#### Records supplied

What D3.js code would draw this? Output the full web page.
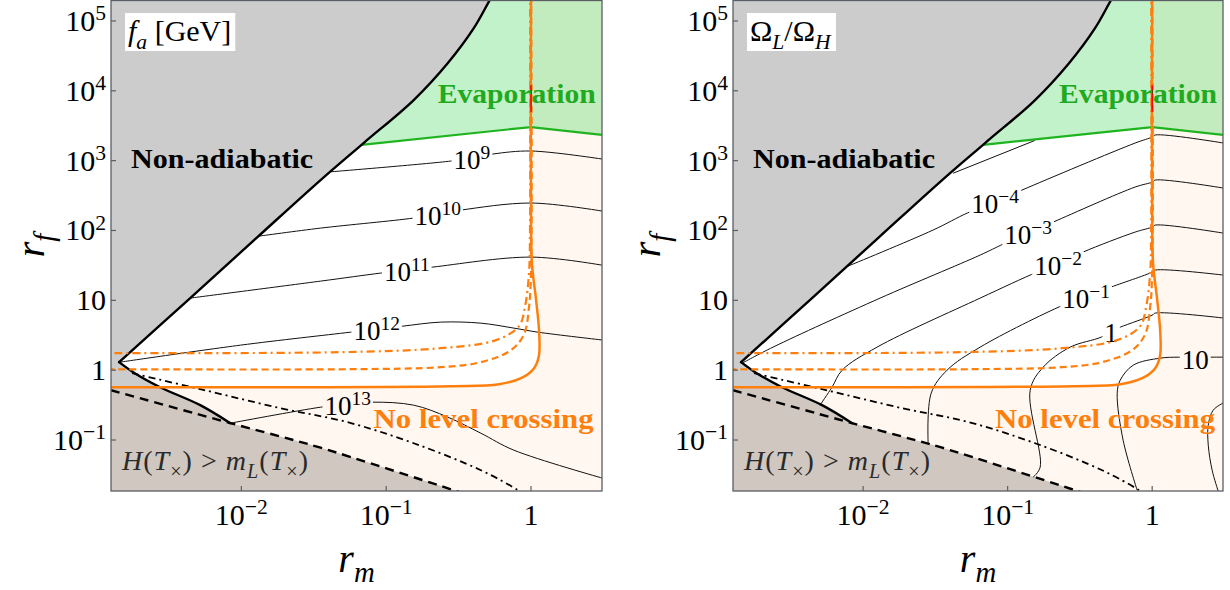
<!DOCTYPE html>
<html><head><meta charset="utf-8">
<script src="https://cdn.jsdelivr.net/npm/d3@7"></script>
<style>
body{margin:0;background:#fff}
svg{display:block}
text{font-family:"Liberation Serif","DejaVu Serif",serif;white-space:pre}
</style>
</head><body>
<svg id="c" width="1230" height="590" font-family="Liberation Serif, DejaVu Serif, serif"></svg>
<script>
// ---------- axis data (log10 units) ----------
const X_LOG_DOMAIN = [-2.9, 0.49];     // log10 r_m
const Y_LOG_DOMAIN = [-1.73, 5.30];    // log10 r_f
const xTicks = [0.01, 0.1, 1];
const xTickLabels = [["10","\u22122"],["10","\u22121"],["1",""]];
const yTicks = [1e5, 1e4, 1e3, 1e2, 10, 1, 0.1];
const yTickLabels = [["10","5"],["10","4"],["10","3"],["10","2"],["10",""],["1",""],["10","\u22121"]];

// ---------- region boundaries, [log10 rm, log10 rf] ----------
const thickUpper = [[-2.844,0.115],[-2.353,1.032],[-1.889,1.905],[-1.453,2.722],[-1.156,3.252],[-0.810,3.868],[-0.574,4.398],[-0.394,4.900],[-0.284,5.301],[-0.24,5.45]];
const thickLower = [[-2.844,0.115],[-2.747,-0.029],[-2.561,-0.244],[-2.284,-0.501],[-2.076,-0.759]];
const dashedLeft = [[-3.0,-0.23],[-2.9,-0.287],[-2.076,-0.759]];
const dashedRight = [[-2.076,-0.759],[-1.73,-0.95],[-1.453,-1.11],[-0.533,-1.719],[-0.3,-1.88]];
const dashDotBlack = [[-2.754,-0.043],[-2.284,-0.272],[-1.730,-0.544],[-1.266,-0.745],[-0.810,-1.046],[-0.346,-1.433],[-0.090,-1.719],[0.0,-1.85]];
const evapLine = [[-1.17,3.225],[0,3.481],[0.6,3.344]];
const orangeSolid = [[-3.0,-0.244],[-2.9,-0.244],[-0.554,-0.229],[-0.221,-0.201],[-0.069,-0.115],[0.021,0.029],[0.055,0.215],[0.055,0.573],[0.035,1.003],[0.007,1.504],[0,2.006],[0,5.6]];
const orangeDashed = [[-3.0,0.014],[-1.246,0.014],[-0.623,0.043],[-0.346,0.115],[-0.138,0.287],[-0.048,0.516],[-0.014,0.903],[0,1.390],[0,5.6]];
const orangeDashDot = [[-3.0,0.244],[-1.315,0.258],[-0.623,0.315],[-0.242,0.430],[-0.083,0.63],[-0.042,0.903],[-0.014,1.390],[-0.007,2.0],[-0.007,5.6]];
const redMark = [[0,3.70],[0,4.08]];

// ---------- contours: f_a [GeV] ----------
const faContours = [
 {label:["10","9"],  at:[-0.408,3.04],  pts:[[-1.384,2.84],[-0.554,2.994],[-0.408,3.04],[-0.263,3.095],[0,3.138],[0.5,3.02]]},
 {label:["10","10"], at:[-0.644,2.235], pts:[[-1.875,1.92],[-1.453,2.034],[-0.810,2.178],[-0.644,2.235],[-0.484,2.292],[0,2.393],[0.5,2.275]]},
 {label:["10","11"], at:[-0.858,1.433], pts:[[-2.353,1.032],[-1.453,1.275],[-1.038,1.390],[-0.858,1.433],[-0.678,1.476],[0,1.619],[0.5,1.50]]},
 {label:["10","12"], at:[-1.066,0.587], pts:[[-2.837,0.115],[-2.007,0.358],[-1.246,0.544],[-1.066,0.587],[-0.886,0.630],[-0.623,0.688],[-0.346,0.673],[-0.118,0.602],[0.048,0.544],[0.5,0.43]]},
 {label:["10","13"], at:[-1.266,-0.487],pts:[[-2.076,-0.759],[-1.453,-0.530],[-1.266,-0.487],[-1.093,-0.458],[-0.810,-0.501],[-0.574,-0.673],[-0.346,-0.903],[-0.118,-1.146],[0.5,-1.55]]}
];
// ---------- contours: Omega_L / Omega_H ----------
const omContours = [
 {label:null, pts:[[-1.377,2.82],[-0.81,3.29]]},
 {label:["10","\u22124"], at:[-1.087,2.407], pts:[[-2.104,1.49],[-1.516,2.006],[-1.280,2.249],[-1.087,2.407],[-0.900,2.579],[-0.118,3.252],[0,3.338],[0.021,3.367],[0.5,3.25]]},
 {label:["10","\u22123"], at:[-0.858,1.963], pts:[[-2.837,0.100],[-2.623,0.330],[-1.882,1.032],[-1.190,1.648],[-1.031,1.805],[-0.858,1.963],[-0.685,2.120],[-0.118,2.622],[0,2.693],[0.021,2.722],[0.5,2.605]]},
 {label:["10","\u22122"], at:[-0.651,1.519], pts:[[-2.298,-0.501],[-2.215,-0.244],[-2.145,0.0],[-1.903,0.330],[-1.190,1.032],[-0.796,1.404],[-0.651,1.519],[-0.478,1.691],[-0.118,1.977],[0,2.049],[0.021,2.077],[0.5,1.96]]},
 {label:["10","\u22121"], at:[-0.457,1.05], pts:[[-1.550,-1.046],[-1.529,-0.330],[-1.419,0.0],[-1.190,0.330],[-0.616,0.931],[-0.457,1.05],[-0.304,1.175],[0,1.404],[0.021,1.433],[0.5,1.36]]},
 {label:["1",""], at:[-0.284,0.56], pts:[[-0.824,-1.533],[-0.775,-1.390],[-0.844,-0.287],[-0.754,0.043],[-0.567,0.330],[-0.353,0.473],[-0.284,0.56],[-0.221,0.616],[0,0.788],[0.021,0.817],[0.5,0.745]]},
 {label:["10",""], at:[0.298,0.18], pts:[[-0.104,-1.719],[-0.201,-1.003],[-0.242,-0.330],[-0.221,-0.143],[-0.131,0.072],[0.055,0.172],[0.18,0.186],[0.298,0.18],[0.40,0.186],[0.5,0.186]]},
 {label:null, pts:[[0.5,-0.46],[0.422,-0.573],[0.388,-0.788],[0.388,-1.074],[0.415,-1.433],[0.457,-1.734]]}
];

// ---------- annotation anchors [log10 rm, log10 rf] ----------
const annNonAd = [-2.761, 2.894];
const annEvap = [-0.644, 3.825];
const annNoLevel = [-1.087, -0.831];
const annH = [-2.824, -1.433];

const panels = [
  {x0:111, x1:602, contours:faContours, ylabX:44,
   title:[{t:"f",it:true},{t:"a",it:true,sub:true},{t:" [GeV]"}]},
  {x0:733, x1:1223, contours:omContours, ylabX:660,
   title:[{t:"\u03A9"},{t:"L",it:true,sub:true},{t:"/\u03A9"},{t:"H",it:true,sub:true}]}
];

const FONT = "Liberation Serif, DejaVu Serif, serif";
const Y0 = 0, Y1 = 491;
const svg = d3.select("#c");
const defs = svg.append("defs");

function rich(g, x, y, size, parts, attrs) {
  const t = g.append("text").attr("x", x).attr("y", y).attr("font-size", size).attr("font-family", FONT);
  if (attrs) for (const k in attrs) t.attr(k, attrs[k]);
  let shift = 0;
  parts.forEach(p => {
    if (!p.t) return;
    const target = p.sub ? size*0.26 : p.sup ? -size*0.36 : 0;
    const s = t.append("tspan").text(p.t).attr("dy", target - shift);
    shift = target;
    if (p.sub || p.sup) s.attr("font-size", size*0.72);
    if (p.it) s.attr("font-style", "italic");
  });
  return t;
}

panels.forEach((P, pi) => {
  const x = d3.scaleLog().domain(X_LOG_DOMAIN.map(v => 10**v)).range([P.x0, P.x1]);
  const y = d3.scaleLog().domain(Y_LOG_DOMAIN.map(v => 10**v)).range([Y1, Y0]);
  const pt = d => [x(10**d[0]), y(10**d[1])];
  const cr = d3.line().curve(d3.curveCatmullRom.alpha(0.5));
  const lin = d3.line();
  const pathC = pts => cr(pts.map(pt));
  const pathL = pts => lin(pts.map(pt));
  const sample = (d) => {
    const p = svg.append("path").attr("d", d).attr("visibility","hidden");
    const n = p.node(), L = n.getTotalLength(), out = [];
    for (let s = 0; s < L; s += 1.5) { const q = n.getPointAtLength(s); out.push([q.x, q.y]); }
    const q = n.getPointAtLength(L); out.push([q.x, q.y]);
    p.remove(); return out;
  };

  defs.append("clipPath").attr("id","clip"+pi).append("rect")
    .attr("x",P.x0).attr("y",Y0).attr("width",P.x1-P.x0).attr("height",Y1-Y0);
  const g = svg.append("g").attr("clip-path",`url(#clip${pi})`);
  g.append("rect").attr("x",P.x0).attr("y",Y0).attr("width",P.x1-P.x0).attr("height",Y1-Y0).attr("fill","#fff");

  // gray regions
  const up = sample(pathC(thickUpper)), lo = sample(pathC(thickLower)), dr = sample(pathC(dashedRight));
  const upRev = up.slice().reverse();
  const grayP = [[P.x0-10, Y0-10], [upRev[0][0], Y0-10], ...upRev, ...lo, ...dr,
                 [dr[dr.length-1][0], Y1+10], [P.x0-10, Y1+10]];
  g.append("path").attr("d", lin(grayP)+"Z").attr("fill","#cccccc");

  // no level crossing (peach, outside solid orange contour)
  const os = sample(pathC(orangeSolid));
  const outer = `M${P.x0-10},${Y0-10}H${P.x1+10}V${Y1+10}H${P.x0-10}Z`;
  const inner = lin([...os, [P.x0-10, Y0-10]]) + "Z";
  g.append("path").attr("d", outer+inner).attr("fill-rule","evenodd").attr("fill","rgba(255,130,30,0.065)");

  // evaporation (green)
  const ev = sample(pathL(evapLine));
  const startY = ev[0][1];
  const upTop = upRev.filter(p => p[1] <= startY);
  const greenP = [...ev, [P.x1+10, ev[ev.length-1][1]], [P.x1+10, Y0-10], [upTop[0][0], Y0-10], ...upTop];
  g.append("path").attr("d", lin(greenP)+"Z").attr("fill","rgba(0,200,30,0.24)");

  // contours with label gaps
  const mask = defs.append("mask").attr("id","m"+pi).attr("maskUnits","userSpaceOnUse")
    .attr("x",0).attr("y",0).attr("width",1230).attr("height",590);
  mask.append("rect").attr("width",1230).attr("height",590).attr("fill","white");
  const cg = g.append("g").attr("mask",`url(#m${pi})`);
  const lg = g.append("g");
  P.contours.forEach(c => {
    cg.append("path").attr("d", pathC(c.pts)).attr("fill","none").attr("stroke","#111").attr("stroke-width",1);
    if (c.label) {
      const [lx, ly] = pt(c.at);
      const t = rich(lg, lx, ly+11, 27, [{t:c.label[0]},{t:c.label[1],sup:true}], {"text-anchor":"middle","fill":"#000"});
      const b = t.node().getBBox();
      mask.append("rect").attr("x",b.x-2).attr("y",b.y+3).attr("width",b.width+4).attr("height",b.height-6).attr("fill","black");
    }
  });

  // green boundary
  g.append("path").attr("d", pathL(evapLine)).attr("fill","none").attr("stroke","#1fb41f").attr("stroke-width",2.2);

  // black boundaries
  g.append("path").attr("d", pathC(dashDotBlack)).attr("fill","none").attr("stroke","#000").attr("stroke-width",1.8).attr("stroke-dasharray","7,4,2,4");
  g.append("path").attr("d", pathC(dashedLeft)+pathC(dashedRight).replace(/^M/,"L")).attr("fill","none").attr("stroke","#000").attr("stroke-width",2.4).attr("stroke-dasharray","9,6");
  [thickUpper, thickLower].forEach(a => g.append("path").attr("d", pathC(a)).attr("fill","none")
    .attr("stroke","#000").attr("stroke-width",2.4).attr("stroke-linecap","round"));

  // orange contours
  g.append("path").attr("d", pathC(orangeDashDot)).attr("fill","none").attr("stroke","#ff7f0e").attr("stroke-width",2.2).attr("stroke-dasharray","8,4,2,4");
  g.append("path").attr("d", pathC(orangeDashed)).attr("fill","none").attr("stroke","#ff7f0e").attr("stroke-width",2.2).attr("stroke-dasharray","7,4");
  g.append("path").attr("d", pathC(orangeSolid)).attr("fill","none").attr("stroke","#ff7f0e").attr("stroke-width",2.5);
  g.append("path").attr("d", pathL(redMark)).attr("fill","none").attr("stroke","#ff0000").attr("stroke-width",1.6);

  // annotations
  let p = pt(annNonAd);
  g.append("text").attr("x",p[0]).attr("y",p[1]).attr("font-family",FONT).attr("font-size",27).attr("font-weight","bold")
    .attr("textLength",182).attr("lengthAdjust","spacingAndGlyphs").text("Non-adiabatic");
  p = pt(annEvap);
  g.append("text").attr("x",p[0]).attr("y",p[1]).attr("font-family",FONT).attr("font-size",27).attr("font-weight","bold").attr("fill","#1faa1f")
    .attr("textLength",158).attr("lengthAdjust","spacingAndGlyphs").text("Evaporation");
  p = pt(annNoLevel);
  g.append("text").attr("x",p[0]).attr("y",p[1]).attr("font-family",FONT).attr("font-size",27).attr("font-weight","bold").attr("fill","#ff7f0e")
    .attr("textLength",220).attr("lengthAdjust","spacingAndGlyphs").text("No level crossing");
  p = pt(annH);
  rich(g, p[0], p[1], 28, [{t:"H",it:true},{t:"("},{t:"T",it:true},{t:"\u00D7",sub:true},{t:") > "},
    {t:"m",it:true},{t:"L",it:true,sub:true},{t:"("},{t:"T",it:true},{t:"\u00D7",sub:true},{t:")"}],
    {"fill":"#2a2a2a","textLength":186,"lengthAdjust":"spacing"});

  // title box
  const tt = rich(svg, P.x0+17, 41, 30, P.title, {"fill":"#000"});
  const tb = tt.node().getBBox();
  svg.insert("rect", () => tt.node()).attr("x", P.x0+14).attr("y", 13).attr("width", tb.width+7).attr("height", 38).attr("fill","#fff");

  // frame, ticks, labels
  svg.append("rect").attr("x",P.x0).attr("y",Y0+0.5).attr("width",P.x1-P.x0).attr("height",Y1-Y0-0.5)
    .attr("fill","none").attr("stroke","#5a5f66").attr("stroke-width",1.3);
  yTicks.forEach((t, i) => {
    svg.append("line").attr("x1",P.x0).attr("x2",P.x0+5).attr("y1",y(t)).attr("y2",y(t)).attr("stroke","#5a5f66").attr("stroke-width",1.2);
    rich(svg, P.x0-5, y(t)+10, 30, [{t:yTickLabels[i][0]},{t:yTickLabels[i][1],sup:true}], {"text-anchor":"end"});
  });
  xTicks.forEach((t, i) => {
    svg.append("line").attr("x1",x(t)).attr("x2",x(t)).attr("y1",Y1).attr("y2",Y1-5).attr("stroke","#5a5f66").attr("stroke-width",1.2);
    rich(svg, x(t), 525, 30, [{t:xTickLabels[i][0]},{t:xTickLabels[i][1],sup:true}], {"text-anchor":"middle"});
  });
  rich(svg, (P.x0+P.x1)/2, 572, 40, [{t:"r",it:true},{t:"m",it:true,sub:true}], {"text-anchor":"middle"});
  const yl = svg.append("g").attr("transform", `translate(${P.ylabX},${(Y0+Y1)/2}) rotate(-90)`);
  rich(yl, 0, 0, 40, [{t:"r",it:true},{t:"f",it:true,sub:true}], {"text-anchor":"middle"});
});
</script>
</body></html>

########
#### Records supplied

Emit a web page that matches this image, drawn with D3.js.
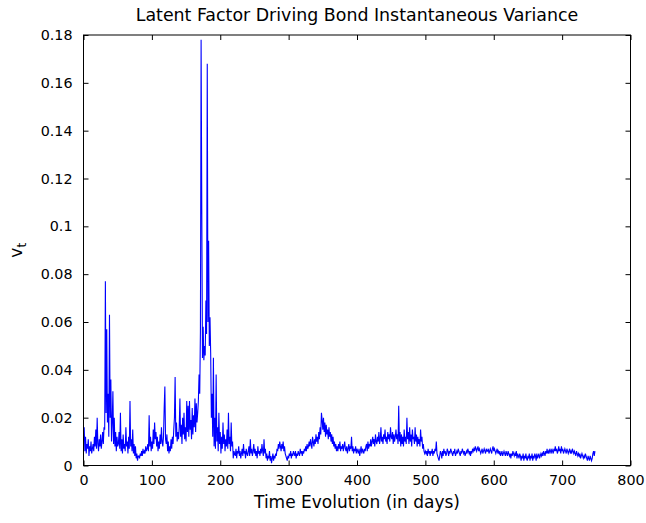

########

◆ **The problem**
Pull out and copy each line containing the string "this".

◆ **Output of the exercise**
What D3.js code would draw this? Output the full web page.
Emit a web page that matches this image, drawn with D3.js.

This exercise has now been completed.